* _DATA SHOWN_:
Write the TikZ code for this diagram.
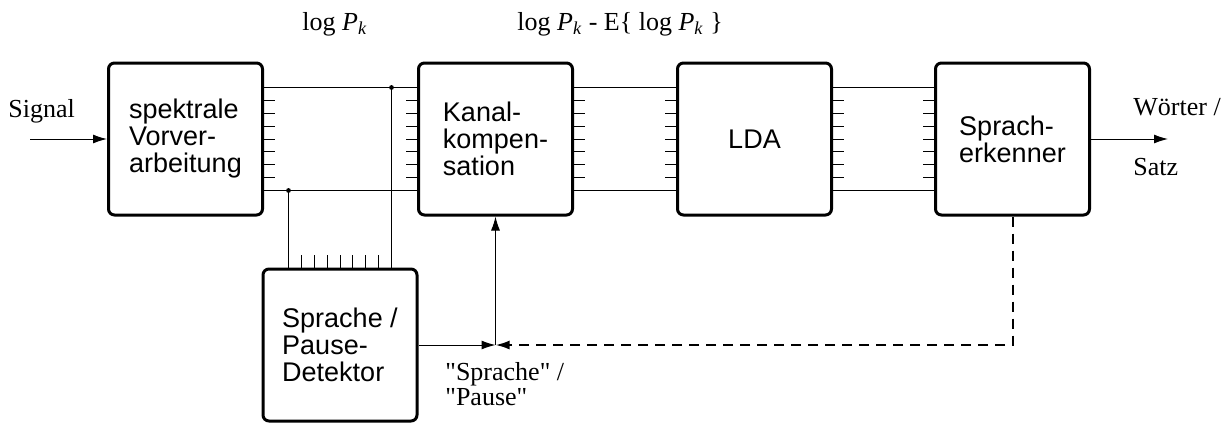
\documentclass[tikz,border=0pt]{standalone}
\usepackage{fontspec}
\setmainfont{Liberation Serif}
\setsansfont{Liberation Sans}
\usetikzlibrary{positioning,arrows.meta,calc}

\tikzset{
  block/.style={draw, line width=1.5pt, rounded corners=3pt, minimum width=77pt, minimum height=76pt,
    align=left, font=\sffamily\fontsize{13.5}{13.5}\selectfont},
  bus/.style={line width=0.5pt},
  arr/.style={line width=0.5pt, -{Latex[length=7pt,width=4.5pt]}},
  lbl/.style={font=\fontsize{13}{12.5}\selectfont, align=left, inner sep=0pt}
}

\newcommand{\busline}[2]{%
  \draw[bus] ($(#1.east)+(0,-51.5)$) -- ($(#2.west)+(0,-51.5)$);
  \draw[bus] ($(#1.east)+(0,51.5)$) -- ($(#2.west)+(0,51.5)$);
  \foreach \k in {1,...,7}{
    \draw[bus] ($(#1.east)+(0,-51.5+\k*12.875)$) -- ++(11,0);
    \draw[bus] ($(#2.west)+(0,-51.5+\k*12.875)$) -- ++(-11,0);
  }}

\begin{document}
\begin{tikzpicture}[x=0.5pt, y=-0.5pt]
  \useasboundingbox (0,0) rectangle (1232,424);

  \node[block] (spek) at (185.5,139) {spektrale\\Vorver-\\arbeitung};
  \node[block, right=76.5pt of spek] (kanal) {Kanal-\\kompen-\\sation};
  \node[block, right=51pt of kanal] (lda) {LDA};
  \node[block, right=50.5pt of lda] (erk) {Sprach-\\erkenner};
  \node[block] (det) at (340,345) {Sprache /\\Pause-\\Detektor};

  \busline{spek}{kanal}
  \busline{kanal}{lda}
  \busline{lda}{erk}

  \coordinate (tapb) at ($(det.north)+(-51.5,0)$);
  \coordinate (tapt) at ($(det.north)+(51.5,0)$);
  \coordinate (dotb) at ($(tapb |- spek.east)+(0,51.5)$);
  \coordinate (dott) at ($(tapt |- spek.east)+(0,-51.5)$);
  \draw[bus] (tapb) -- (dotb) (tapt) -- (dott);
  \fill (dotb) circle (1.2pt) (dott) circle (1.2pt);
  \foreach \k in {1,...,7}
    \draw[bus] ($(tapb)+(\k*12.875,0)$) -- ++(0,-13);

  \coordinate (sigin) at (30,139);
  \coordinate (out) at (1168,139);
  \coordinate (mix) at (kanal.south |- det.east);
  \draw[arr] (sigin) -- (spek.west);
  \draw[arr] (erk.east) -- (out);
  \draw[arr] (det.east) -- (mix);
  \draw[arr] (mix) -- (kanal.south);
  \draw[arr, line width=1pt, dash pattern=on 5pt off 3.5pt] (erk.south) |- (mix);

  \node[lbl, anchor=base west] (signal) at (8,117) {Signal};
  \node[lbl, anchor=base west] (woerter) at (1133,115) {Wörter /};
  \node[lbl, anchor=base west] (satz) at (1133,175) {Satz};
  \node[lbl, anchor=base west] (logp) at (302,30) {log \textit{P}\textsubscript{\textit{k}}};
  \node[lbl, anchor=base west] (logpe) at (517,30)
    {log \textit{P}\textsubscript{\textit{k}} - E\{ log \textit{P}\textsubscript{\textit{k}} \}};
  \node[lbl, anchor=north west] (sp) at (445,362)
    {\textquotedbl Sprache\textquotedbl{} /\\\textquotedbl Pause\textquotedbl};
\end{tikzpicture}
\end{document}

* _TASK STATEMENT_:
From the first line above through the line containing "($(tapb)+(\k*12.875,0)$) -- ++(0,-13);", copy everything exactly, without the pictures.

* _TASK SOLUTION_:
Write the TikZ code for this diagram.
\documentclass[tikz,border=0pt]{standalone}
\usepackage{fontspec}
\setmainfont{Liberation Serif}
\setsansfont{Liberation Sans}
\usetikzlibrary{positioning,arrows.meta,calc}

\tikzset{
  block/.style={draw, line width=1.5pt, rounded corners=3pt, minimum width=77pt, minimum height=76pt,
    align=left, font=\sffamily\fontsize{13.5}{13.5}\selectfont},
  bus/.style={line width=0.5pt},
  arr/.style={line width=0.5pt, -{Latex[length=7pt,width=4.5pt]}},
  lbl/.style={font=\fontsize{13}{12.5}\selectfont, align=left, inner sep=0pt}
}

\newcommand{\busline}[2]{%
  \draw[bus] ($(#1.east)+(0,-51.5)$) -- ($(#2.west)+(0,-51.5)$);
  \draw[bus] ($(#1.east)+(0,51.5)$) -- ($(#2.west)+(0,51.5)$);
  \foreach \k in {1,...,7}{
    \draw[bus] ($(#1.east)+(0,-51.5+\k*12.875)$) -- ++(11,0);
    \draw[bus] ($(#2.west)+(0,-51.5+\k*12.875)$) -- ++(-11,0);
  }}

\begin{document}
\begin{tikzpicture}[x=0.5pt, y=-0.5pt]
  \useasboundingbox (0,0) rectangle (1232,424);

  \node[block] (spek) at (185.5,139) {spektrale\\Vorver-\\arbeitung};
  \node[block, right=76.5pt of spek] (kanal) {Kanal-\\kompen-\\sation};
  \node[block, right=51pt of kanal] (lda) {LDA};
  \node[block, right=50.5pt of lda] (erk) {Sprach-\\erkenner};
  \node[block] (det) at (340,345) {Sprache /\\Pause-\\Detektor};

  \busline{spek}{kanal}
  \busline{kanal}{lda}
  \busline{lda}{erk}

  \coordinate (tapb) at ($(det.north)+(-51.5,0)$);
  \coordinate (tapt) at ($(det.north)+(51.5,0)$);
  \coordinate (dotb) at ($(tapb |- spek.east)+(0,51.5)$);
  \coordinate (dott) at ($(tapt |- spek.east)+(0,-51.5)$);
  \draw[bus] (tapb) -- (dotb) (tapt) -- (dott);
  \fill (dotb) circle (1.2pt) (dott) circle (1.2pt);
  \foreach \k in {1,...,7}
    \draw[bus] ($(tapb)+(\k*12.875,0)$) -- ++(0,-13);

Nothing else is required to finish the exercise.